Recorded information ▸
---

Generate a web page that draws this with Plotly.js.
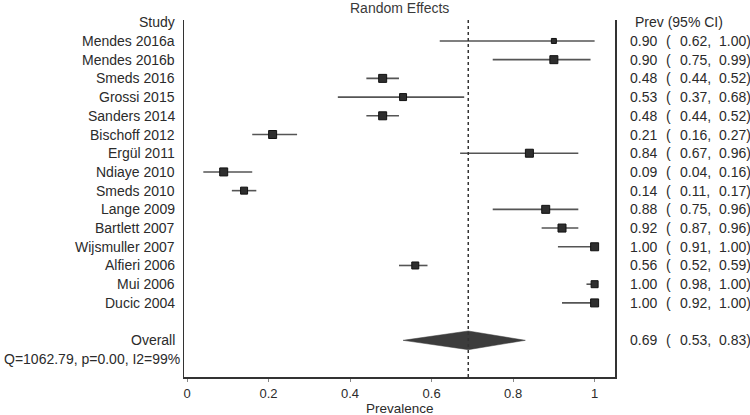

---

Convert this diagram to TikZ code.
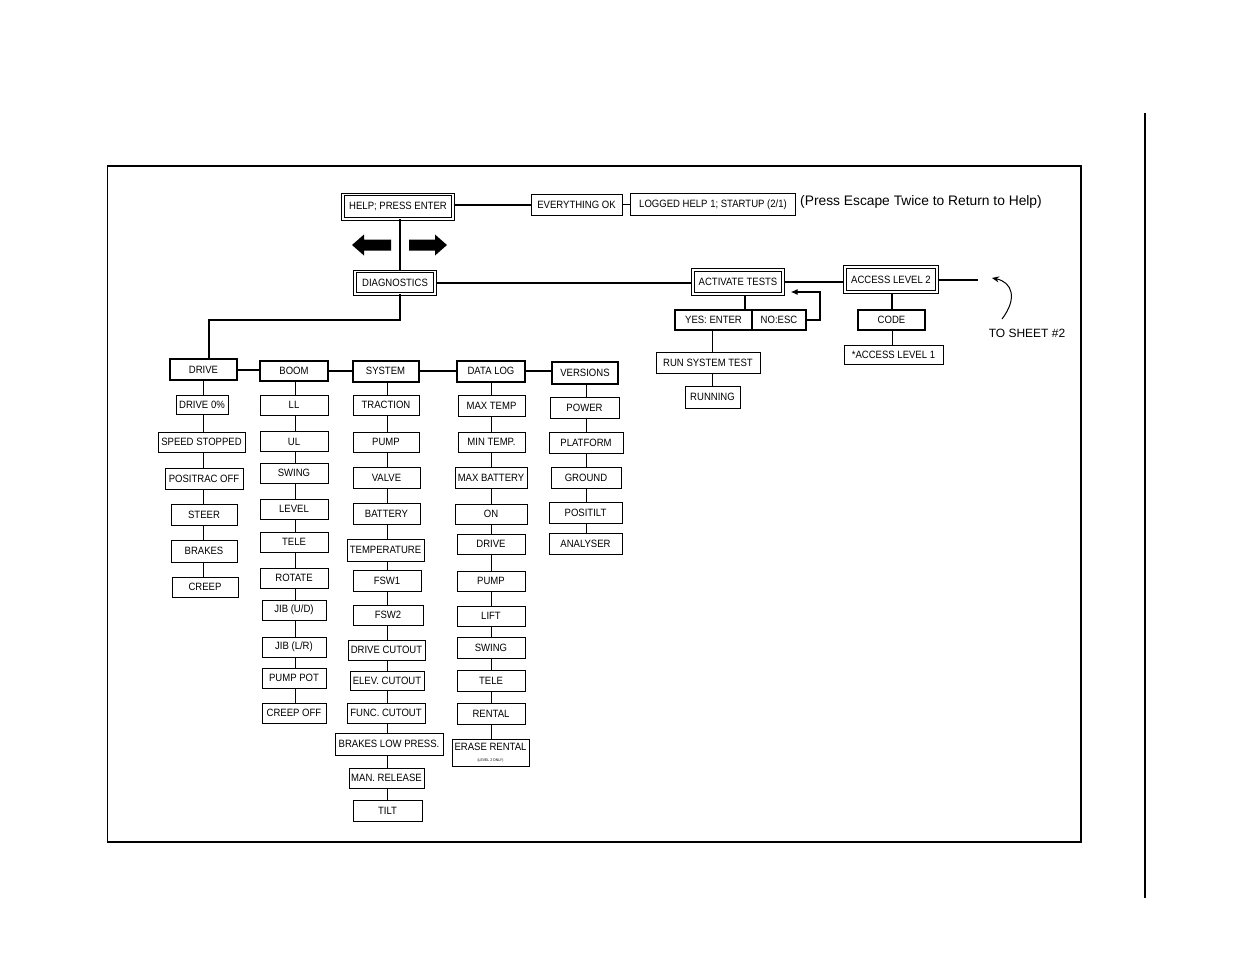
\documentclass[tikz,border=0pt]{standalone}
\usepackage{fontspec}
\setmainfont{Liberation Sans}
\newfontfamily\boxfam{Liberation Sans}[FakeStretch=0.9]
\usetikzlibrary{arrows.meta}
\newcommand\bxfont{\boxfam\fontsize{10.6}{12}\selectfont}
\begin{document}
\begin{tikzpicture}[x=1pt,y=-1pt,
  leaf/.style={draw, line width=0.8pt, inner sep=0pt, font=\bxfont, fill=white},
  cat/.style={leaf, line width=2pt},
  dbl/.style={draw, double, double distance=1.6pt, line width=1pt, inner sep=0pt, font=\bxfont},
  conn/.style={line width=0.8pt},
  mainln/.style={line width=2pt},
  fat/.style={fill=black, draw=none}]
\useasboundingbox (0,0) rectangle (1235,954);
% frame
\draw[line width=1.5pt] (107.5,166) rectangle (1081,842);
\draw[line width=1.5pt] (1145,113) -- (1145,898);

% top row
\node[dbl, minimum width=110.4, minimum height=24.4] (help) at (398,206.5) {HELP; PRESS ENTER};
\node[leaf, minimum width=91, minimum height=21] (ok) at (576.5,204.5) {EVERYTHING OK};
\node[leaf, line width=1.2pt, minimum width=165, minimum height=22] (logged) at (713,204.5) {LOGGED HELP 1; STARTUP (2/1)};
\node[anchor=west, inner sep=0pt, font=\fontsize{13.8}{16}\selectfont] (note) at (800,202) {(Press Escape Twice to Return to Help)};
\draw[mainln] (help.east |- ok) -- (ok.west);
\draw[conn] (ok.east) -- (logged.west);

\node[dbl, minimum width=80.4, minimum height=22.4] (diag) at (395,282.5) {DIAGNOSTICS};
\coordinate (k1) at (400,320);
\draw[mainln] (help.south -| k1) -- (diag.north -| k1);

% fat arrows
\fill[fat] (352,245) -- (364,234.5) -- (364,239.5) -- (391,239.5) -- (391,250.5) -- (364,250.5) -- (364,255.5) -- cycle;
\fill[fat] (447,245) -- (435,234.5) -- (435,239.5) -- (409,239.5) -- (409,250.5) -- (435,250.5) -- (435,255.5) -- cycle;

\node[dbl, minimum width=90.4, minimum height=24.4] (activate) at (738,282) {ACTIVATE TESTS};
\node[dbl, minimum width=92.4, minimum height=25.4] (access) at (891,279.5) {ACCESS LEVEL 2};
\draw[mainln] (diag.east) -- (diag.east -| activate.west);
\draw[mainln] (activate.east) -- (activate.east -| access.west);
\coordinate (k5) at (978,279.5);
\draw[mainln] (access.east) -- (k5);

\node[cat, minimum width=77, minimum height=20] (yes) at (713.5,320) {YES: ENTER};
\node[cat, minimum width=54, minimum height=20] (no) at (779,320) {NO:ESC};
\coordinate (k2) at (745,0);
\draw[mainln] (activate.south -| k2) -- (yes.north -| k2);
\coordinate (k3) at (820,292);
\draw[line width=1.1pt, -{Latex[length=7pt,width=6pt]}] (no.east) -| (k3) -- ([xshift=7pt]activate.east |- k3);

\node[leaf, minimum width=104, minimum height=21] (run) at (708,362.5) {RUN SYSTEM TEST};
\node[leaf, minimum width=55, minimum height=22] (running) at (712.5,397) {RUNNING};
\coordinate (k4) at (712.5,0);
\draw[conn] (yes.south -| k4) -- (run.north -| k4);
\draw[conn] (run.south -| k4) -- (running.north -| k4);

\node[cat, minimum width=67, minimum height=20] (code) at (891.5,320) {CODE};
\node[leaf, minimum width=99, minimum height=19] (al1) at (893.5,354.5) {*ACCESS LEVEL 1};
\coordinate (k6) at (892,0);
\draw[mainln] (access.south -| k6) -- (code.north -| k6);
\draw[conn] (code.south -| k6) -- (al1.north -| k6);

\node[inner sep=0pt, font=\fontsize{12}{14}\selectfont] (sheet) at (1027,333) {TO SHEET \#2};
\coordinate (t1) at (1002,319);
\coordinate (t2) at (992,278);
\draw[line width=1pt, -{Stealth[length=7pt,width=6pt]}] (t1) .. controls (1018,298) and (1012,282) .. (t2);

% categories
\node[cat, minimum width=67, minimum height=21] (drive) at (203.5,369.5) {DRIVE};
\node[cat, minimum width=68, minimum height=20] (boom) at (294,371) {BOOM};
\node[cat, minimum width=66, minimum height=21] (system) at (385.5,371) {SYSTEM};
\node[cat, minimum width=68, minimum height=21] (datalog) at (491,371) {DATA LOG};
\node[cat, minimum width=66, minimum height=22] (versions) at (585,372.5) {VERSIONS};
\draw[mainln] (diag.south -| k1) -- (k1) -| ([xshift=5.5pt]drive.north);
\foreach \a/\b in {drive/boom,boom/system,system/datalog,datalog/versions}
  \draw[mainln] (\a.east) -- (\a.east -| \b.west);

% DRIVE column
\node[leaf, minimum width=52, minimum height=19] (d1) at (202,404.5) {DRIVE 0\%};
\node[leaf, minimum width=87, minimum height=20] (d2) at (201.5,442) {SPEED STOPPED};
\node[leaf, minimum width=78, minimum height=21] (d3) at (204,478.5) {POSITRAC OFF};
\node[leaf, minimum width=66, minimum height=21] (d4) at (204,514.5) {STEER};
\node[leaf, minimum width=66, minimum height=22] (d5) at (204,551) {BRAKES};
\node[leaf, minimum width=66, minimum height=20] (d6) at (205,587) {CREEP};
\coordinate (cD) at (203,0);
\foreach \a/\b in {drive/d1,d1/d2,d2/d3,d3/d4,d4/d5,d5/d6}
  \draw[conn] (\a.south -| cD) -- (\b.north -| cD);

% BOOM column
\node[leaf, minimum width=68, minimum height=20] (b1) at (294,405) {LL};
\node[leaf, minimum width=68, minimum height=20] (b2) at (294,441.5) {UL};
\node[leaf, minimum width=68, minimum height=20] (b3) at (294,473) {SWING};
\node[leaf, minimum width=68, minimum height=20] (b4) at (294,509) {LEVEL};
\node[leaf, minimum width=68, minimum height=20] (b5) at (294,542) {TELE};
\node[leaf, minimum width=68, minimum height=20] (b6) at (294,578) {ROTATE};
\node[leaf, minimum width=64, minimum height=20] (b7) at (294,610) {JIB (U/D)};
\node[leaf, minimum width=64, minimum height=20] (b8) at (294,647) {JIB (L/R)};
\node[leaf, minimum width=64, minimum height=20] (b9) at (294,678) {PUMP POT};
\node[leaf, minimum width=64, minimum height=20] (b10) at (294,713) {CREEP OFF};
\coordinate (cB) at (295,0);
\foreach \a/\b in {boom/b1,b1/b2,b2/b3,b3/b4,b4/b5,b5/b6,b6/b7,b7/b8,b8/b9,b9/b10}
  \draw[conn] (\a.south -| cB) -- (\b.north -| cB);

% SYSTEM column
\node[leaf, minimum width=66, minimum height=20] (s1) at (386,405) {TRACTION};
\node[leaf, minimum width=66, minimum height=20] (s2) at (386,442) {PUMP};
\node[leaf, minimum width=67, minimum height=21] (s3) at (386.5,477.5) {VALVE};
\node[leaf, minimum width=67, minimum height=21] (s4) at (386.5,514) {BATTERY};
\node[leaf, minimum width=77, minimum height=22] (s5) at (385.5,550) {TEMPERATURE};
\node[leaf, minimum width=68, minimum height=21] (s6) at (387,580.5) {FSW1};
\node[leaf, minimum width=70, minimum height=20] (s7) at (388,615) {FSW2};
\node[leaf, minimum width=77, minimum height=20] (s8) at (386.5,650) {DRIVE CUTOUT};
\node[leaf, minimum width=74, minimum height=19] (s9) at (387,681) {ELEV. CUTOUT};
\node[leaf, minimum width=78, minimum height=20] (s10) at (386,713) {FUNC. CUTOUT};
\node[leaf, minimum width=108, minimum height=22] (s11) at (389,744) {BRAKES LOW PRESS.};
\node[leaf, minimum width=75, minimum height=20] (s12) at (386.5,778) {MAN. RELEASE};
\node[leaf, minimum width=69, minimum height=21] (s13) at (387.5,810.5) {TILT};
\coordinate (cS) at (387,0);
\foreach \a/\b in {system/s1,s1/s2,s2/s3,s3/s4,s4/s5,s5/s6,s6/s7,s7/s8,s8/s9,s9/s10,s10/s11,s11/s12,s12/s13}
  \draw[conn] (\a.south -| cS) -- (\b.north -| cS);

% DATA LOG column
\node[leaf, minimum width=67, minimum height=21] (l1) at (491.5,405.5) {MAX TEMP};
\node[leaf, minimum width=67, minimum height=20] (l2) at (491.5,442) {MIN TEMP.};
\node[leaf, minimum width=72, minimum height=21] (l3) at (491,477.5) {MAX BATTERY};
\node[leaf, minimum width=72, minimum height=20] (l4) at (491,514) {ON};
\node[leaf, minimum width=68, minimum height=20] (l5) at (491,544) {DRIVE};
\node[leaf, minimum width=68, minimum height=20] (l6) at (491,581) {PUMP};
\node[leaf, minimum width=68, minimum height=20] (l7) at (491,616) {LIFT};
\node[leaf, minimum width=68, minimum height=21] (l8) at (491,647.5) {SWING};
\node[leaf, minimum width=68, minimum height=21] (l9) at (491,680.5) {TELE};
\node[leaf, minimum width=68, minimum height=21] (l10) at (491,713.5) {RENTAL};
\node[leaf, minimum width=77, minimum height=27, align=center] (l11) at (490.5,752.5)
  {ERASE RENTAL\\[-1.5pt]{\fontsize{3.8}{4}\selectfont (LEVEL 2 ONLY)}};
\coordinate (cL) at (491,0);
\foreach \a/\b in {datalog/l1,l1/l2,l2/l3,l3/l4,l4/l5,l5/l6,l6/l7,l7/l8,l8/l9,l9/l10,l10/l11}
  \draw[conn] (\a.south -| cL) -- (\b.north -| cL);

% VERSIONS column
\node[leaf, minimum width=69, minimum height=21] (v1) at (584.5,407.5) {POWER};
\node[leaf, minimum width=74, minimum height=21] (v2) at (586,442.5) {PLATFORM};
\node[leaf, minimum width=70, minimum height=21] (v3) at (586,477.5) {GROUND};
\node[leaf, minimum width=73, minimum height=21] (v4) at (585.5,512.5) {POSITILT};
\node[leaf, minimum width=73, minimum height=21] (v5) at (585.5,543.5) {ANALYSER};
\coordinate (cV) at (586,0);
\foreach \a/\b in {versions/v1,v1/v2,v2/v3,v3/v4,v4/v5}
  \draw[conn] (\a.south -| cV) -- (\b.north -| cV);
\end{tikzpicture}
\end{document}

---

Extract, without any images, the part of the material above that opens with the line containing "Convert this diagram to TikZ code." and closes with the line containing "(1145,113) -- (1145,898);", both lines included.

Response for this exercise ▸
Convert this diagram to TikZ code.
\documentclass[tikz,border=0pt]{standalone}
\usepackage{fontspec}
\setmainfont{Liberation Sans}
\newfontfamily\boxfam{Liberation Sans}[FakeStretch=0.9]
\usetikzlibrary{arrows.meta}
\newcommand\bxfont{\boxfam\fontsize{10.6}{12}\selectfont}
\begin{document}
\begin{tikzpicture}[x=1pt,y=-1pt,
  leaf/.style={draw, line width=0.8pt, inner sep=0pt, font=\bxfont, fill=white},
  cat/.style={leaf, line width=2pt},
  dbl/.style={draw, double, double distance=1.6pt, line width=1pt, inner sep=0pt, font=\bxfont},
  conn/.style={line width=0.8pt},
  mainln/.style={line width=2pt},
  fat/.style={fill=black, draw=none}]
\useasboundingbox (0,0) rectangle (1235,954);
% frame
\draw[line width=1.5pt] (107.5,166) rectangle (1081,842);
\draw[line width=1.5pt] (1145,113) -- (1145,898);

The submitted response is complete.